The old way of running ads was running an ad, watching a metric, adjusting on Friday, and hoping the lesson stuck. With twenty plus ad formats and hundreds of script nuances per ICP, that lesson never compounded. Lessons died on Friday and the next campaign started from scratch. Every account began at zero.
That has been the standard for the entire history of paid acquisition. It is the reason agencies feel like they are starting over every quarter, even with their best clients. The knowledge walks out the door when the media buyer rotates. The next junior gets the account, learns the buyer, gets promoted, and the cycle restarts.
We built a system that does not let that happen.
What logging actually means
Most agencies log ads. Almost none of them log them in a way the system can learn from.
A logged ad in our system has the script, the audience, the cost-per-result, the CPM, the CTR, the click-to-book rate, the book-to-show rate, the show-to-close rate, the ICP it was targeting, the offer it was pushing, the angle it was hitting, the format, the placement, the day of week, the budget level, and the verdict from the marketer who killed or scaled it. Every ad. Every account. Every result.
That is the input layer for everything that compounds.
Compounding inside one account
Inside one account, here is what changes by month six.
By week two, the system has shipped variants in every format the platform supports. Static, video, carousel. Each one is logged with its specific frame, hook, CTA, audience, and result.
By month one, patterns emerge. We can see that the ICP that closes for this offer responds to scarcity hooks but not to authority hooks. We can see that the static creative outperforms video in the first two weeks of a launch but underperforms it after. We can see that the audience that clicks at the lowest cost has the worst close rate, and the audience that clicks at twice the cost has a 4x close rate.
By month three, the system is shipping winners faster than a media buyer could spec them. The marketer is approving versions, not generating them.
By month six, the ad account is not running on guesses. It is running on a knowledge base that knows exactly which combinations of audience, frame, and creative produce closed revenue, and at what cost.

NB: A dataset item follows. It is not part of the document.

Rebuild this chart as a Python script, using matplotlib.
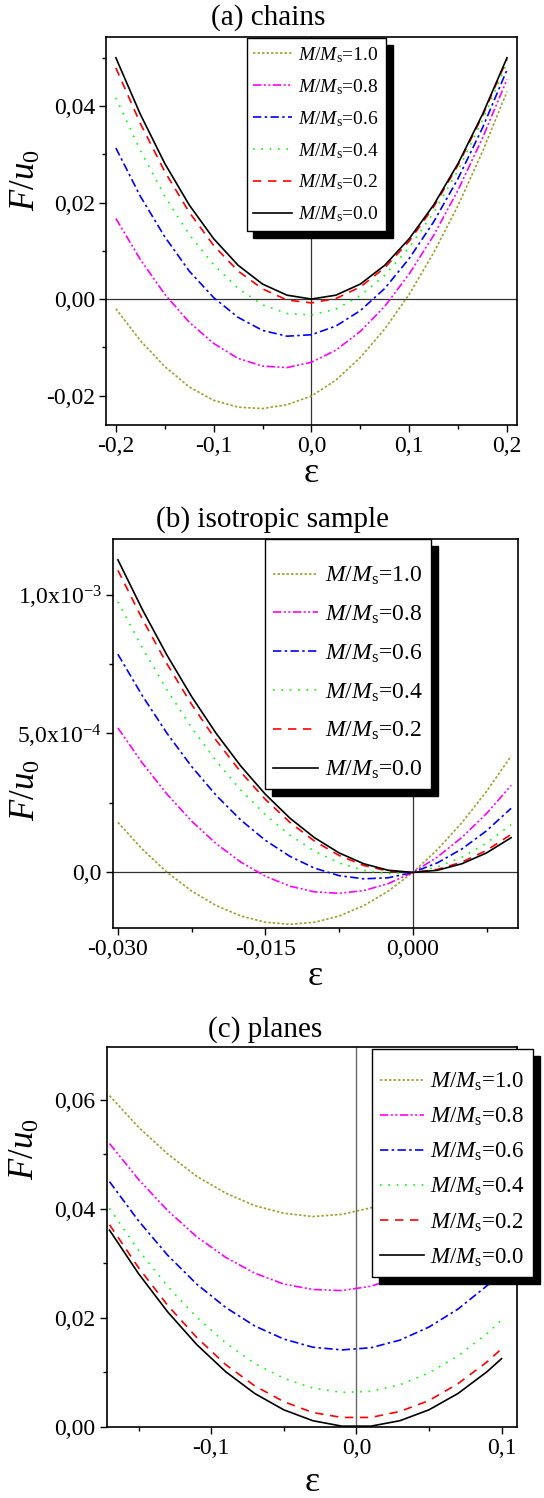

The longer it runs, the smarter it gets.
Compounding across accounts
Here is where the math gets interesting.
If you are a roofer signing up with us today, you are not starting at zero. You are starting at whatever the last roofing account we ran taught the system. The patterns that closed in roofing show up on day one. The disqualifiers that wasted budget in the last roofing account get coded into your funnel before the first ad ships. The angle that compounds in this vertical is the angle that gets tested first.
The system does not care that the new account is a different brand. The vertical patterns transfer. The ICP patterns transfer. The frame patterns transfer.
This is the part most agencies cannot offer because they have never structured their data this way. They have a folder of ads from past clients. We have a knowledge base.
What the marketer is actually doing
The system handles volume. The marketer handles judgment. Specifically:
- Brand voice. The system can clone it. The marketer is the one who decides whether the cloned version actually sounds like the brand. Sometimes the answer is no. The marketer rewrites.
- Strategic kills. The system will keep iterating on a winner. The marketer is the one who notices the winner is starting to fatigue and pulls it before the spend bleeds.
- Off-pattern bets. The system optimizes against what worked. The marketer is the one who runs a creative that is intentionally off the pattern to see if the buyer has shifted.
- Account-level priorities. The system optimizes inside an account. The marketer is the one who decides which account gets the best ideas first when there is overlap in vertical.
This is why every account has a senior marketer paired to it from day one. The system without judgment is a faster version of the rental model. The judgment without the system is a senior marketer flying blind.
What this means for you on day one
If you are signing on right now, here is what compounds in the first six months.
The day you sign, your account gets the proven moves from every account in your niche we have ever run. Week one, the system ships its first creative and it is already trained on patterns the standard agency would take six months to discover. Week two, the landing pages match the ad register and the follow-up is wired into the CRM. By month one, we are reporting lift. By month three, statistically meaningful. By month six, compounding.
The agency you hired is not generating ads. It is operating a system that gets sharper every dollar you spend, and every dollar everyone else in your niche has ever spent through us.
That is what compounding actually looks like.